TASK DIRECTIONS:
In the listing below, locate the lines that hold the string "matplotlib". Copy those lines.

— Start SOURCE EXCERPT —

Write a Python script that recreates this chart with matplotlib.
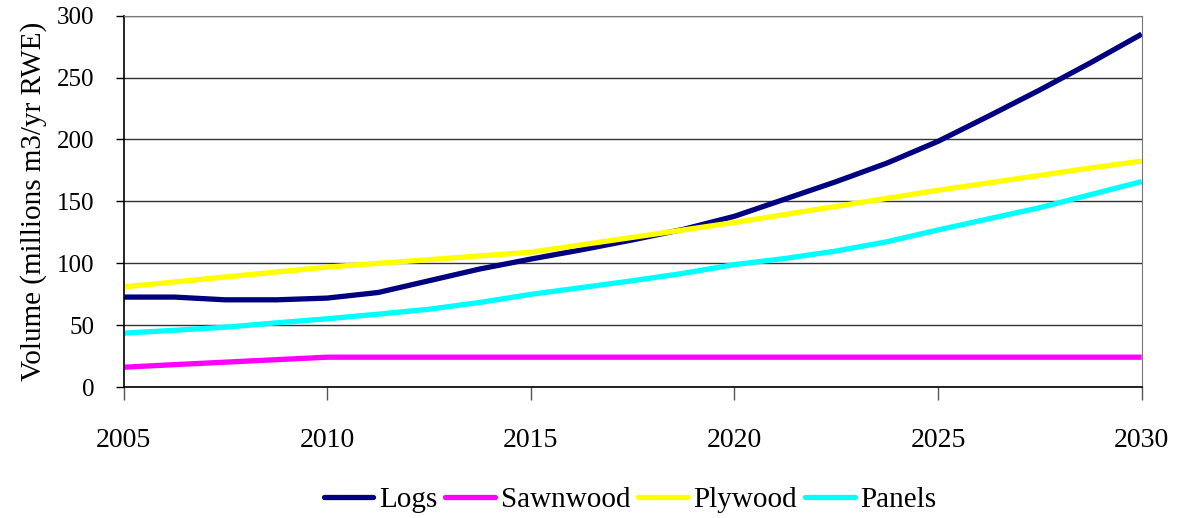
import matplotlib
matplotlib.use("Agg")
import matplotlib.pyplot as plt
import numpy as np

years = [2005, 2006.25, 2007.5, 2008.75, 2010, 2011.25, 2012.5, 2013.75, 2015,
         2016.25, 2017.5, 2018.75, 2020, 2021.25, 2022.5, 2023.75, 2025,
         2026.25, 2027.5, 2028.75, 2030]
logs = [72.8, 72.8, 70.6, 70.6, 72, 76.5, 86, 95.5, 103.5, 111, 119, 127.5,
        138, 152, 166, 181, 198.5, 219, 240, 262, 285]
sawnwood = [16.2, 18.3, 20.3, 22.3, 24.3, 24.3, 24.3, 24.3, 24.3, 24.3, 24.3,
            24.3, 24.3, 24.3, 24.3, 24.3, 24.3, 24.3, 24.3, 24.3, 24.3]
plywood = [81, 85, 89, 93, 97, 100, 103, 106, 109, 115, 121, 127, 133, 139.5,
           146, 152.5, 159, 165, 171, 177, 182.5]
panels = [43.7, 46, 48.5, 52, 55.3, 59, 63, 68.5, 75, 80.5, 86, 92, 99, 104,
          110, 117.5, 127, 136, 145, 155.5, 166]

series_names = ["Logs", "Sawnwood", "Plywood", "Panels"]
series_values = [logs, sawnwood, plywood, panels]
series_colors = ["#000080", "#FF00FF", "#FFFF00", "#00FFFF"]

x_ticks = [2005, 2010, 2015, 2020, 2025, 2030]
y_ticks = [0, 50, 100, 150, 200, 250, 300]
y_label = "Volume (millions m3/yr RWE)"

plt.rcParams['font.family'] = ['Liberation Serif', 'DejaVu Serif']

fig = plt.figure(figsize=(11.77, 5.18), dpi=100)
ax = fig.add_axes([0.105, 0.2523, 0.865, 0.7177])

for name, vals, col in zip(series_names, series_values, series_colors):
    ax.plot(years, vals, color=col, lw=3.8, label=name, solid_capstyle='butt',
            solid_joinstyle='round')

ax.set_xlim(2005, 2030)
ax.set_ylim(0, 300)
ax.set_xticks(x_ticks)
ax.set_yticks(y_ticks)
ax.yaxis.grid(True, color="#333333", lw=1.0)
ax.set_axisbelow(True)

ax.tick_params(axis='x', labelsize=20, colors='black', length=9, width=1,
               color='#555555', pad=20)
ax.tick_params(axis='y', labelsize=18, colors='black', length=6, width=1,
               color='black', pad=15)

ax.spines['left'].set_color('black')
ax.spines['bottom'].set_color('black')
ax.spines['left'].set_linewidth(1.2)
ax.spines['bottom'].set_linewidth(1.2)
ax.spines['top'].set_color('#777777')
ax.spines['right'].set_color('#777777')

ax.set_ylabel(y_label, fontsize=21)
ax.yaxis.set_label_coords(-0.075, 0.5)

leg = fig.legend(loc='center', bbox_to_anchor=(0.5355, 0.035), ncol=4,
                 frameon=False, fontsize=21, handlelength=1.7,
                 handletextpad=0.2, columnspacing=0.27)
for h in leg.get_lines():
    h.set_solid_capstyle('round')
    h.set_linewidth(3.8)

fig.savefig("out.png", dpi=100)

— End SOURCE EXCERPT —

TASK OUTPUT:
Write a Python script that recreates this chart with matplotlib.
import matplotlib
matplotlib.use("Agg")
import matplotlib.pyplot as plt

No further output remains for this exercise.